As constructed, self-driving companies are poorly organized to overcome this dependency due to fundamental limitations in their observation and testing capabilities.

Observation is critically important. Nearly everyone agrees that self-driving is a “long tail problem.” No two drives are alike — there is a lot of strange stuff that happens on our roads. The scale of observation is critical to success — seeing more real-world stuff better informs software to make better decisions.

But these companies have put up extraordinary barriers to scaling observation:

  1. They need to build expensive custom cars.
  2. They must develop software to support them.
  3. They must request permits from local, state and/or federal regulators.
  4. They must pay drivers, remote drivers and chase drivers to go drive around.

Each of these steps is really expensive and time consuming.

In 11 years, Waymo has driven ~20M miles — which is the equivalent experience of only 200 people driving around in their everyday life in that same time frame. This simply isn’t very much data to train a computer to drive everywhere, in all conditions and scenarios — statistically, 200 people simply do not encounter that many unusual events. Perhaps it is no surprise that the car has yet to come to market.

Testing is also critically important. After observing a lot of driving behavior, the next step is translating those observations into driving actions and testing their efficacy — ensuring that the car works in every possible scenario.

Scale is also important for testing — the more scenarios available to test against, the higher the confidence in any given software release. These same issues — cars, permits and drivers — are barriers to scaling software testing in this system. This too makes testing extremely expensive and time-consuming. This is a radical departure from the ordinary development process of finding and fixing software bugs almost instantaneously, without having to leave the comfort of your desk.

The even bigger challenge with testing this particular system is repeatability. The core driving algorithm is constantly changing as new observations and responses are incorporated into the product. This is the benefit of a networked fleet, as all self-driving vehicles will continue learning and improving with experience. However, every software update needs to be tested. Prior experience driving was conducted with old software. Now the new software must be subjected to the same breadth of testing in order to prove its performance. This means every software release starts at zero miles driven.

In this system where every software update means you start testing from scratch, testing against a large number of scenarios is prohibitively expensive and time-consuming, so it is not really done. Any car on the road has at most a few thousand miles tested on the latest software release.

This process has failed to deliver a self-driving car over the past decade. It has also put the public in danger, already claiming one pedestrian’s life. Yet the proposed solution this week in Congress is a lot more of the same, asking to increase the size of the fleet and with it increase the risk to public safety.

Measure Twice, Cut Once

The fundamental error in this development process is the conflation of observation and testing.
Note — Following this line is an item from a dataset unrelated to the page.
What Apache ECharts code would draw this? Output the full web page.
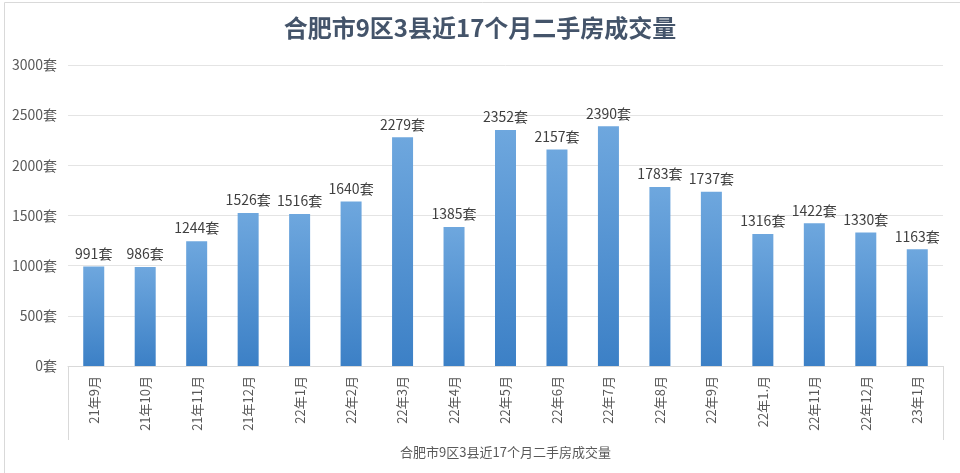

When these two processes are separated, a totally new development paradigm emerges.

A better way to scale observation is to do it independently of a self-driving car. Simply recording normal people driving around in a regular car provides a treasure trove of useful real-world data, no self-driving car required. This dramatically scales observation without adding any risk to public safety at a much lower cost. This is a structural advantage of a company like Tesla — their fleet is hundreds of thousands of cars, not hundreds. They collect real-world data from almost everywhere without having to self-drive everywhere.

This collection of real-world driving data can then be used to train and test a driving algorithm. No longer is a company forced to test on the street — it is possible to use recorded real-world observation to verify the quality of a driver before it ever goes out in the public. The data is also durable, enabling the creation of a long-term asset for repeated training and testing. It is now possible to test your latest software release on millions or even hundreds of millions of real-world miles in a matter of just a few minutes.

This is a faster, cheaper and ultimately safer way to bring self-driving cars to market. Other self-driving companies are looking to Congress to solve what is ultimately an engineering problem, falsely pitting technological progress against public safety in the process.

With better engineering, we can have both.